-- Data to use start --
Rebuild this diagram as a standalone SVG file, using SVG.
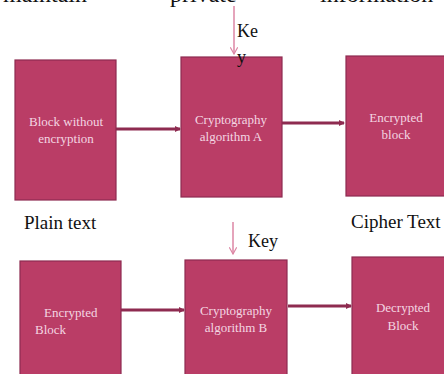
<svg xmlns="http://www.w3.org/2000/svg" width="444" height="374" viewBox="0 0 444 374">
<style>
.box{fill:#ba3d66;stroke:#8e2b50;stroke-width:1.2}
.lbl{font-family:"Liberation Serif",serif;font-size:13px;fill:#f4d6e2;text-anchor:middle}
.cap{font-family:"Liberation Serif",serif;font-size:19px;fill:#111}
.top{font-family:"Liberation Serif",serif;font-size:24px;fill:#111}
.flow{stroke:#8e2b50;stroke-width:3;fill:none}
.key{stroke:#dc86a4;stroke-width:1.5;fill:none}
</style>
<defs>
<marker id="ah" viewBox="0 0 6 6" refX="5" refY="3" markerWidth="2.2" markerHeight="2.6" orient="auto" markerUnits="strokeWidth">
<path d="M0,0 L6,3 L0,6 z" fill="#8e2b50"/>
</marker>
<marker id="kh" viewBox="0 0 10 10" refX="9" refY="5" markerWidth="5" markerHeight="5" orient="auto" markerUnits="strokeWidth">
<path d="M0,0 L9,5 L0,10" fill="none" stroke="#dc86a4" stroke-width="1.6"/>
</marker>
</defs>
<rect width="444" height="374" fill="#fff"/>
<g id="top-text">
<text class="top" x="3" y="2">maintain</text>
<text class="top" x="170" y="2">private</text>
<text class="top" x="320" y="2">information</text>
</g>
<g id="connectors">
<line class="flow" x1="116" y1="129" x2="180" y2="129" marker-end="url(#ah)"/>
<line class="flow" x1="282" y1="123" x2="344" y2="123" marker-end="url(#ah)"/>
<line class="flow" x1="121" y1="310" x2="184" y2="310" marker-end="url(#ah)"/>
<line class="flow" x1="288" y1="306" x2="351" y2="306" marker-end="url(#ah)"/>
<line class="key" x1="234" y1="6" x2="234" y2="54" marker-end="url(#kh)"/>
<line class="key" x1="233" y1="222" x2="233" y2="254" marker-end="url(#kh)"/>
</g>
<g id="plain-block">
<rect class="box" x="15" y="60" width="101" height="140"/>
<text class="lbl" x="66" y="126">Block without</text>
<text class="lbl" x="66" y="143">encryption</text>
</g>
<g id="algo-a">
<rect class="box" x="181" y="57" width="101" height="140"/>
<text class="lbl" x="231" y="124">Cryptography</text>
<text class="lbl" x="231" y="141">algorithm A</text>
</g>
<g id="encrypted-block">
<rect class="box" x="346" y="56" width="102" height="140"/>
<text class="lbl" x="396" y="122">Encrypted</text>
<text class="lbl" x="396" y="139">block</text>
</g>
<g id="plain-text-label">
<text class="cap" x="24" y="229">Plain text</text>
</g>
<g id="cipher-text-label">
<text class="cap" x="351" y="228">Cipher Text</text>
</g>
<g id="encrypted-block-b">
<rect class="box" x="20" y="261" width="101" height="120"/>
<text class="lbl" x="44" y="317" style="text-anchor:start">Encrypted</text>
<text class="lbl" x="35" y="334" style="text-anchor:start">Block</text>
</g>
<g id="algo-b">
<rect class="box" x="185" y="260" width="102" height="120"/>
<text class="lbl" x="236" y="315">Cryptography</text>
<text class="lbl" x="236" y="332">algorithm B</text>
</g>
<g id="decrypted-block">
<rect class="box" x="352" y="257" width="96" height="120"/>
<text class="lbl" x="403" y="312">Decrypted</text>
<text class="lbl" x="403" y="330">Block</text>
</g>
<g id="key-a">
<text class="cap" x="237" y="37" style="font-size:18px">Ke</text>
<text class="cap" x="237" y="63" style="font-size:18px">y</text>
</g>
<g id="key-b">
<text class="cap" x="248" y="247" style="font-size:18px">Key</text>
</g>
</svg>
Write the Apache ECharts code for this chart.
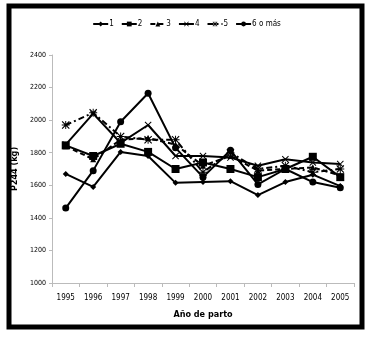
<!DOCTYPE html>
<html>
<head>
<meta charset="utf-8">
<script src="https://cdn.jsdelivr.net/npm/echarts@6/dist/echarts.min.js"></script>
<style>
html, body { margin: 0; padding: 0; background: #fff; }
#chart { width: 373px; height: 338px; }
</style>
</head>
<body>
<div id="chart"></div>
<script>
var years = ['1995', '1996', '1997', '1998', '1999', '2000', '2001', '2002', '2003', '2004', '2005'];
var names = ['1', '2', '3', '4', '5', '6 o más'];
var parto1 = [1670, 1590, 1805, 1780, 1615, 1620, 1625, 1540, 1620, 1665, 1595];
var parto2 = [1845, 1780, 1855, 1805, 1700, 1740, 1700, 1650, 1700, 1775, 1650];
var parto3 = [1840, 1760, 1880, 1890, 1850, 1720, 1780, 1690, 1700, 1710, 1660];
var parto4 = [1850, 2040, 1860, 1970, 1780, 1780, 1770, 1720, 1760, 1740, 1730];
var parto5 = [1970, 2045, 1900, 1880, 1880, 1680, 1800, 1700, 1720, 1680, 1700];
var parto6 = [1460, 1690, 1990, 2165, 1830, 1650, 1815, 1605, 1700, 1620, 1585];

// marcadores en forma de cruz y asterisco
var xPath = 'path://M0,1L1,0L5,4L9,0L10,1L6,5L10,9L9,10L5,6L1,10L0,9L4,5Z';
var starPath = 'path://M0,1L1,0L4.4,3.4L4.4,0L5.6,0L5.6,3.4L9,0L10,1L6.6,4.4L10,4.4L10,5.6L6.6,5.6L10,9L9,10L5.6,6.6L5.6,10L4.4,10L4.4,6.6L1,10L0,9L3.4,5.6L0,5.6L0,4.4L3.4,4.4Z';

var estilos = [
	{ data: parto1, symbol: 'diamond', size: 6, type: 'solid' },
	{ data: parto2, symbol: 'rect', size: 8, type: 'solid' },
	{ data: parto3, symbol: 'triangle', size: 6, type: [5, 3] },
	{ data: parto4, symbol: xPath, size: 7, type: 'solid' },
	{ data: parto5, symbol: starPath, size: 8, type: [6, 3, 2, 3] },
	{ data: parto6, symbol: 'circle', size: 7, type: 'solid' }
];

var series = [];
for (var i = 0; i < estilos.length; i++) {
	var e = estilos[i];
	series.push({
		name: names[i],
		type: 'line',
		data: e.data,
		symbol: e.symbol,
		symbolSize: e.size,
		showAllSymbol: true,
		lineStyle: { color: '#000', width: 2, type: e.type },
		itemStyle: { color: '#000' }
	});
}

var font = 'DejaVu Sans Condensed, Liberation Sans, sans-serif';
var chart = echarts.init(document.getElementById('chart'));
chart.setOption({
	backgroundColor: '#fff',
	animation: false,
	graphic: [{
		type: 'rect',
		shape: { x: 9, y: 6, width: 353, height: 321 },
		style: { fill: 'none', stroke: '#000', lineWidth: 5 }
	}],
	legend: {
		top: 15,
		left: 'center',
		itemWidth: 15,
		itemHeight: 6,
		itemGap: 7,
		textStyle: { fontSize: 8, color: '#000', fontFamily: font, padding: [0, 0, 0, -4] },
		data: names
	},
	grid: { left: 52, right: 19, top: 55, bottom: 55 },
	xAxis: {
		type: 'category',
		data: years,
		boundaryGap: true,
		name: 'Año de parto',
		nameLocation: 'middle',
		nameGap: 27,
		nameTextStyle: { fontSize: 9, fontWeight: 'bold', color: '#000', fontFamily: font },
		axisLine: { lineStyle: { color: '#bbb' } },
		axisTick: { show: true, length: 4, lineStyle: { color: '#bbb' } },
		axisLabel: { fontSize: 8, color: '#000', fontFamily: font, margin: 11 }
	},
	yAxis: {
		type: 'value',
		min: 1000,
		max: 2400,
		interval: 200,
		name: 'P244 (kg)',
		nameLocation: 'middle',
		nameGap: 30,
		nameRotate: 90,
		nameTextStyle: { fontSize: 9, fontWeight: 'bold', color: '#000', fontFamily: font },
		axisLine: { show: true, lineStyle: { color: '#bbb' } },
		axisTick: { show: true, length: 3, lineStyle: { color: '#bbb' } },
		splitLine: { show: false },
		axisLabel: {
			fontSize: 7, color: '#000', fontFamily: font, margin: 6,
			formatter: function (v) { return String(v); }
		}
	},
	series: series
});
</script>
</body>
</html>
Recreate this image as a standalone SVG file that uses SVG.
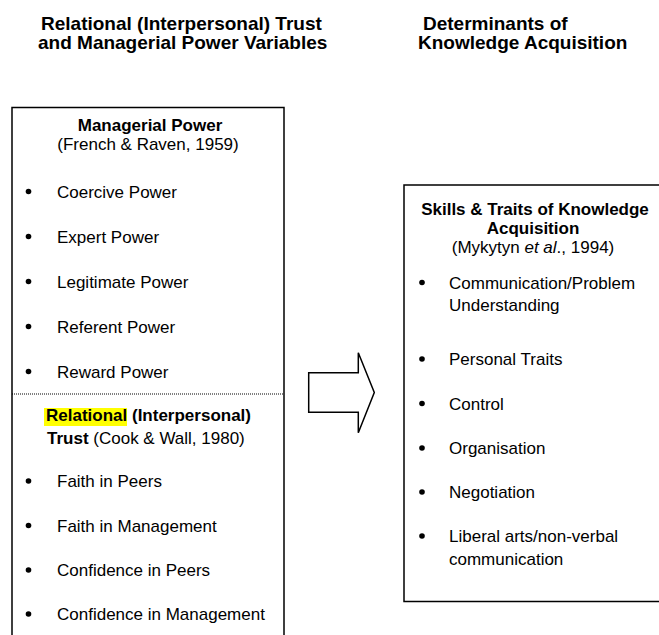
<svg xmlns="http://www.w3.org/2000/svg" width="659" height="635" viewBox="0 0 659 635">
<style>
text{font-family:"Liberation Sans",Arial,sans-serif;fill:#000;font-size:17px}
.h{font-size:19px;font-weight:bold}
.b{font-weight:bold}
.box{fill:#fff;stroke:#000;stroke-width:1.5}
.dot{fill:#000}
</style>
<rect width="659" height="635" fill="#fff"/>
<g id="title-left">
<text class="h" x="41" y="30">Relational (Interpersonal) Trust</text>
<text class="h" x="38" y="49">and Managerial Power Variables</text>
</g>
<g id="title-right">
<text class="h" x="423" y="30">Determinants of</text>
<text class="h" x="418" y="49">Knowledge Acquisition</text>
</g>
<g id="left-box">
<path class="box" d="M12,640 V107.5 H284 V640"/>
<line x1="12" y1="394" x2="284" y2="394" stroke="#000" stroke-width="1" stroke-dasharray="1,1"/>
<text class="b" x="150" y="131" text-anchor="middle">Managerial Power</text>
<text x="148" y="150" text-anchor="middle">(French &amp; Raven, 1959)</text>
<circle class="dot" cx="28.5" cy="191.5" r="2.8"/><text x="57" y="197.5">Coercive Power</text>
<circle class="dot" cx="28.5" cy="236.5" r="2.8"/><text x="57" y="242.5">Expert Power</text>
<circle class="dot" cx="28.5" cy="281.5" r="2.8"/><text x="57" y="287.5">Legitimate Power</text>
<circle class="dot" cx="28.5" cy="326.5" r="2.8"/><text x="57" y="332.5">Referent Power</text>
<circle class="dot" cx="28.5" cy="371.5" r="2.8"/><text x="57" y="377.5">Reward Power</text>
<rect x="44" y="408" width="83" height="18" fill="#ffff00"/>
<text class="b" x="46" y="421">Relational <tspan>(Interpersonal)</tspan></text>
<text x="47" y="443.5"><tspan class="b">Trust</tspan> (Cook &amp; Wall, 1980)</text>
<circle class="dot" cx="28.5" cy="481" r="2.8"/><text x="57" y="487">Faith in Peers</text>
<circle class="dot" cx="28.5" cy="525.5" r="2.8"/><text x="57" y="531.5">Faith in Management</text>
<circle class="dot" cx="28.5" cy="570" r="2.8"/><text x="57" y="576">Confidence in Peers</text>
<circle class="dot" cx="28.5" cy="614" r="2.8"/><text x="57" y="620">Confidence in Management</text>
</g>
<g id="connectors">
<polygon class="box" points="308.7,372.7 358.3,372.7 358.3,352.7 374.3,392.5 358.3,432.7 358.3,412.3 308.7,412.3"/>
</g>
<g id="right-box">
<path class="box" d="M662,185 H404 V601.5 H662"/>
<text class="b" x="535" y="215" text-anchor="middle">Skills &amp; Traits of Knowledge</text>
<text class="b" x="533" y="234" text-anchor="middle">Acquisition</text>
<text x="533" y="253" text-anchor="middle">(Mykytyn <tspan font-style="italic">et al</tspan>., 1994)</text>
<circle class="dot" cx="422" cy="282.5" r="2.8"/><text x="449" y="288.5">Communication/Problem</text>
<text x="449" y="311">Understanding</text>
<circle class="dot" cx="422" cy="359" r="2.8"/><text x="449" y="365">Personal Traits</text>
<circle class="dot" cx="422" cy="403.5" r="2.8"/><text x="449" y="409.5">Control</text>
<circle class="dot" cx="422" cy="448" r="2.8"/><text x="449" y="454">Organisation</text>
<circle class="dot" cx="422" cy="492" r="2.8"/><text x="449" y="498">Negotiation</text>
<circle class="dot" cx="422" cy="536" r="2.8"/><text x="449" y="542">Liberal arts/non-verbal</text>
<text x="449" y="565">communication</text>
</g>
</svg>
-- Data to use end --
• **Aim**: List all lines from the entries that include the word "this".

• **Solved problem**:
Rebuild this diagram as a standalone SVG file, using SVG.
Write the Apache ECharts code for this chart.
Recreate this image as a standalone SVG file that uses SVG.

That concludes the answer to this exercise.